Charney famously fills the AA website and ads with half-naked young men and women in a text and position context that is…suggestive, at best. News stories ask whether the marketing is advertisement at all, or if it’s straight sexual harassment. Employees could ask the same question — isn’t this sexual harassment? — about Charney’s controversial employment practices. Charney rose to fame in part for his focus on brand consistency, hiring and firing employees based on full-length photos alone.
In response to an employee suit in 2005 for sexual harassment when Charney regularly walked around American Apparel offices in his underwear, Charney said at his deposition: “I frequently drop my pants to show people my new product.”
But enough about the controversial chocies a private company makes to garner attention in a competitive market. Mores and morals aside, and all of that. This all-American flagship has been losing upwards of $40 million per quarter for the past year.
American Apparel is marketed as the urban brand, angling for a new American mentality. Perhaps fittingly, the company has been taking hits as dramatic as the House’s turnover to the Republicans last election. This week billionaire major investor Ron Burkle dumped his AA shares, possibly in response to fast-fashion competitor H&M’s announcement that they will move into a major AA demographic, online ordering, by the end of this year. The dump puts Burkle’s interest below 5 percent, which means he no longer has to report his holdings at all.
You know things are bad when even the guy who owns a jet dubbed “Air F*** One” sells out.
What sank American Apparel wasn’t its racy ads or irresponsible employment practices. American Apparel misunderstood what American branding is all about.
Americans are not generous because it’s ironic or funny; we’re generous because we all understand the American Dream. Sure, the American Dream includes being elevated out of sweatshops. But putting in sweat and underpaid time is all part of this. Our nation’s capital runs on unpaid interns’ striving, dreaming, sweat, and time.
AA has been paying employees $20/hour plus vacation time and benefits. Clothing prices reflect that. If all of the economies of the world operated as isolated actors, perhaps those prices would fly.
Happily, we are living in international times and enjoy a global economy. Much of the world benefits enormously from Americans’ “greed” and urge to acquisition.

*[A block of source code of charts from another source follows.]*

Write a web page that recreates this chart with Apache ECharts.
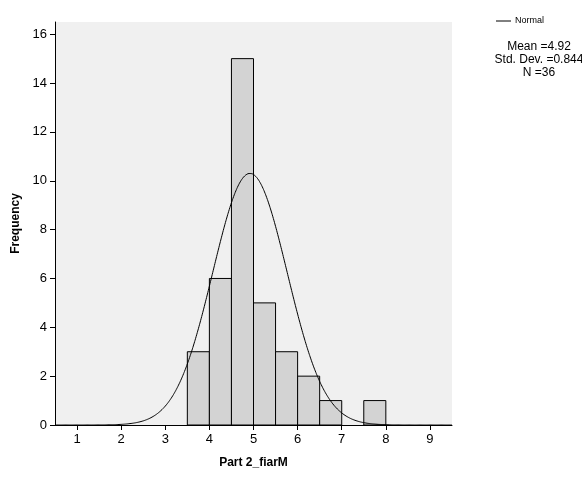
<!DOCTYPE html>
<html><head><meta charset="utf-8">
<script src="https://cdn.jsdelivr.net/npm/echarts@6/dist/echarts.min.js"></script>
<style>html,body{margin:0;background:#fff}#c{width:582px;height:479px}</style>
</head><body><div id="c"></div>
<script>
const binStarts = [3.5, 4.0, 4.5, 5.0, 5.5, 6.0, 6.5, 7.5];
const binCounts = [3, 6, 15, 5, 3, 2, 1, 1];
const binWidth = 0.5;
const xTicks = [1,2,3,4,5,6,7,8,9];
const yTicks = [0,2,4,6,8,10,12,14,16];
const mean = 4.92, sd = 0.844, n = 36;
const curvePeak = 10.3;
const curve = [];
for (let i = 0; i <= 180; i++) {
  const x = 0.5 + i * 0.05;
  curve.push([x, curvePeak * Math.exp(-0.5 * Math.pow((x - mean) / sd, 2))]);
}
const chart = echarts.init(document.getElementById('c'));
const font = 'Arial, "Liberation Sans", sans-serif';
chart.setOption({
  animation:false,
  textStyle:{fontFamily:font},
  grid:{left:55,right:130,top:22,bottom:54,show:true,backgroundColor:'#f0f0f0',borderColor:'#000',borderWidth:0},
  xAxis:{type:'value',min:0.5,max:9.5,name:'Part 2_fiarM',nameLocation:'middle',nameGap:32,
    nameTextStyle:{fontWeight:'bold',fontSize:12,color:'#000'},
    axisLine:{lineStyle:{color:'#000'}},splitLine:{show:false},
    axisTick:{customValues:xTicks,length:5,lineStyle:{color:'#000'}},
    axisLabel:{customValues:xTicks,color:'#000',fontSize:13}},
  yAxis:{type:'value',min:0,max:16.5,name:'Frequency',nameLocation:'middle',nameGap:32,
    nameTextStyle:{fontWeight:'bold',fontSize:12,color:'#000'},
    axisLine:{show:true,lineStyle:{color:'#000'}},splitLine:{show:false},
    axisTick:{customValues:yTicks,length:5,lineStyle:{color:'#000'}},
    axisLabel:{customValues:yTicks,color:'#000',fontSize:13}},
  series:[
    {type:'custom',data:binStarts.map((s,i)=>[s,binCounts[i]]),
     renderItem:(p,api)=>{
       const a=api.coord([api.value(0),api.value(1)]);
       const b=api.coord([api.value(0)+binWidth,0]);
       return {type:'rect',shape:{x:a[0],y:a[1],width:b[0]-a[0],height:b[1]-a[1]},
         style:{fill:'#d3d3d3',stroke:'#000',lineWidth:1}};
     }},
    {type:'line',data:curve,showSymbol:false,smooth:true,lineStyle:{color:'#000',width:1},z:5}
  ],
  graphic:[
    {type:'line',shape:{x1:496,y1:21,x2:511,y2:21},style:{stroke:'#000',lineWidth:1}},
    {type:'text',x:515,y:16,style:{text:'Normal',fontSize:9,fill:'#000',fontFamily:font}},
    {type:'text',x:539,y:40,style:{text:'Mean =4.92\nStd. Dev. =0.844\nN =36',align:'center',fontSize:12,lineHeight:13,fill:'#000',fontFamily:font}}
  ]
});
</script></body></html>
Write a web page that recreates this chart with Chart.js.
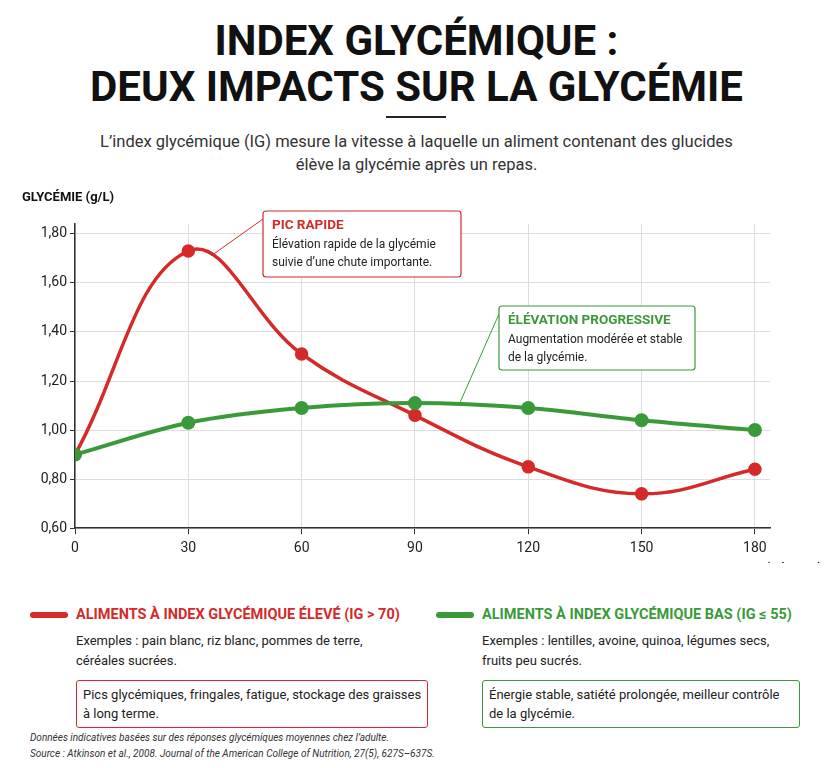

Clothing commodities may trade hands numerous times during their long second life, but more importantly, the market for clothing produced en masse in developing nations is a job boon to their economies and a part of what fuels such an acquisitive market.
American Apparel has not declared bankruptcy, even after repeated quarterly failures to file number on time, and even after laying off $1,500 illegal workers (all paid well above minimum wage) under threat of a federal raid. Yet even as AA skirts the law in so many sex and harassment arenas, it’s clear that people simply won’t reward unclever ads and prices designed to force the square peg of fast garment making into the round hole of a living wage.
What is most certainly bankrupt is the idea that a company (much less a government!) can somehow negate the law of supply and demand.